7. Realising the futility of resistance on merits, the learned standing counsel for the Commissioner vehemently urged that the orders having been passed in the year 1973 and 1974, the petitioner was guilty of laches and this court should not exercise its extraordinary jurisdiction in favour of a person who was asleep and not watchful and diligent. We do not agree that the petitioner can be considered to be optimistically asleep, as was held in Raja Jagdambika Pratap Narain Singh v. CBDT : 100ITR698(SC) , or it could pursue its remedy before Revenue authorities.
8. In Dhulabhai v. State of Madhya Pradesh : 3SCR662 , it was held by the Supreme Court that provisions of a particular Act as ultra vires could not be raised before the taxing authorities or even before the High Court in reference proceedings. In such circumstances, the remedy was to approach by way of writ of certiorari which may include direction for refund as well. The petitioner, therefore, could not have approached the authorities under the Act who were debarred from adjudicating on the vires of the Rules.

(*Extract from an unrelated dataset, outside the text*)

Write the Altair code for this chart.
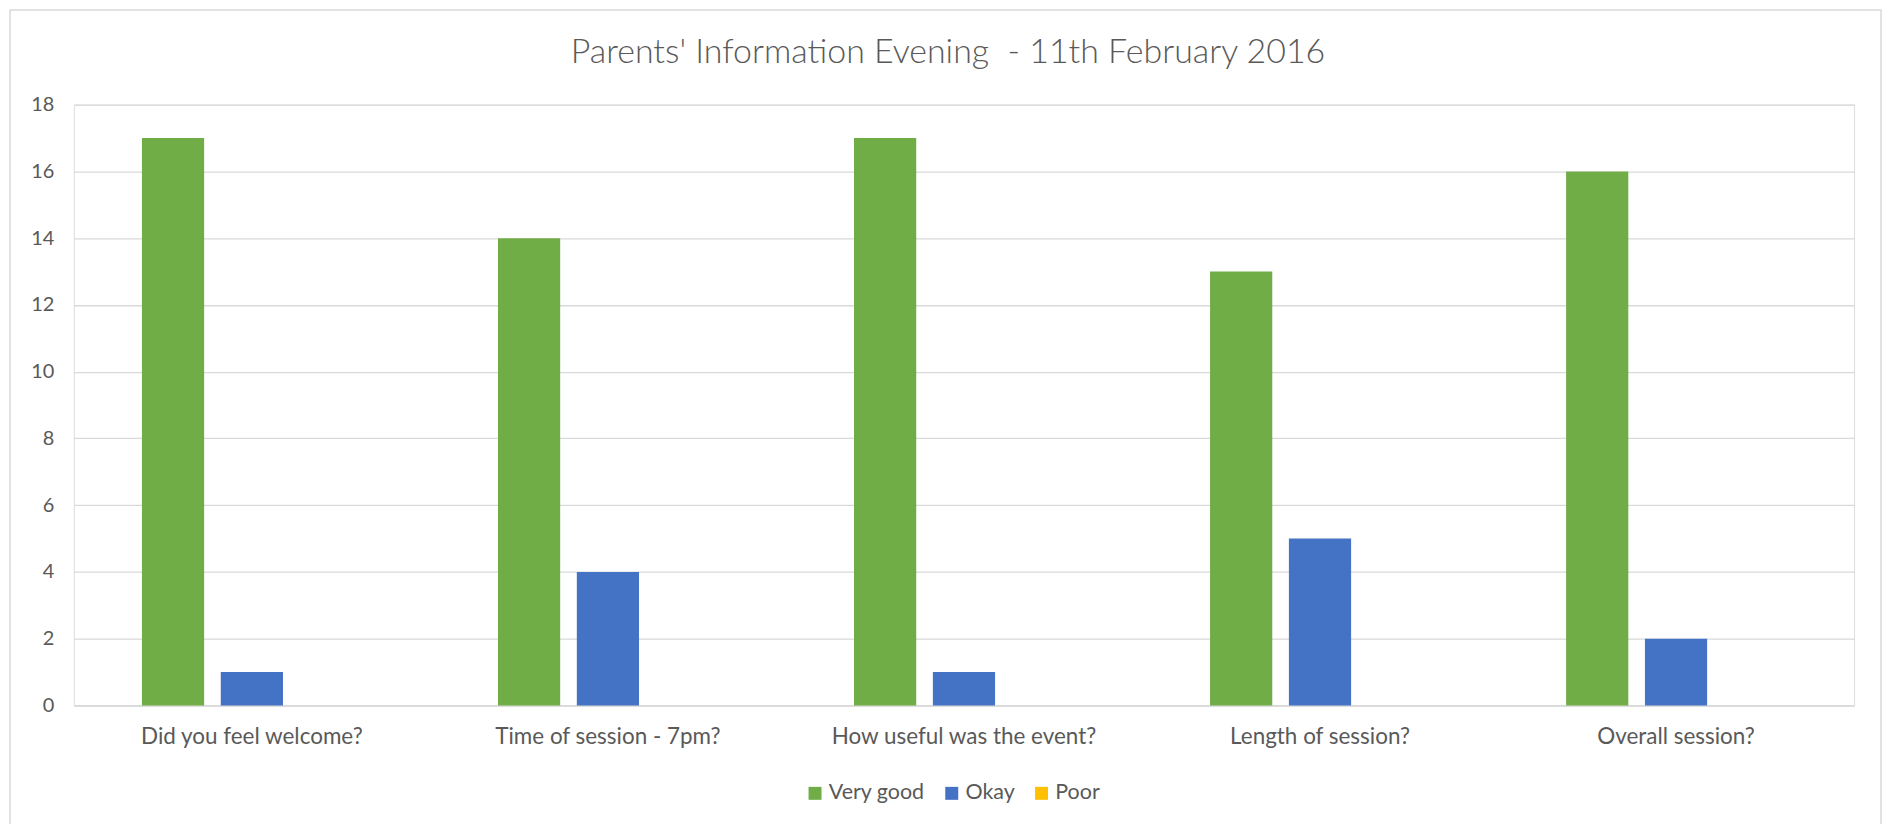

9. But within what time The answer was given by the Supreme Court in Aluminium Industries  16 STC 689 (SC), where it observed:
'If refund is not made, remedy through court is open subject to the same restriction and also to the period of limitations (See article 94 of the Limitation Act, 1908), namely, three years from the date when the mistake becomes known to the person who has made the payment by mistake.'
10. The petitioner became aware of the mistake in December, 1977, and it approached this court in February, 1978, and it cannot be said that it was asleep so as to deprive it of its remedy under article 226 of the Constitution. Further, the petitioner has sought quashing of part of the order relating to Section 80J which were void and illegal being based on an invalid rule.
11. True, the remedy to file appeals, etc., had become barred but the principle of statutory finality was not available as the order computing benefit under Section 80J suffered from an inherent defect that it was illegal, being based on a rule which was ultra vires. In Raja J.P.N. Singh's case : 100ITR698(SC) , a distinction was drawn between exemptions claimed from taxation and levy being invalid. It was observed (p. 703):
'Merely because an order has been passed by the officer and has not been appealed against, it does not become legal and final if otherwise it is void.'
12. And if this be so, as it is in this case, then the petitioner's only remedy was to approach this court. While examining the scope of the writ jurisdiction and the remedy under statute, it was observed in Raja J.P.N. Singh's case : 100ITR698(SC) :
'The surviving issue of some moment is whether the writ jurisdiction is muzzled by statutory finality to orders regardless of their illegality. We think not. If the levy is illegal the constitutional remedy goes into action.....'
13. In the result, the petition succeeds and is allowed. The orders dated 24th January, 1973, and 30th October, 1974, passed by the ITO and the AAC so far as they relate to benefit under Section 80J of the Act and the order dated 16th November, 1974, passed by the ITO computing the benefit under Section 80J are quashed. The ITO is directed to recompute the benefit under Section 80J for assessment year 1970-71 in respect of both the first and second phases of expansion in accordance with law. He is further directed to refund the amount found due after recalculation of the benefit. The petitioner shall be entitled to its costs.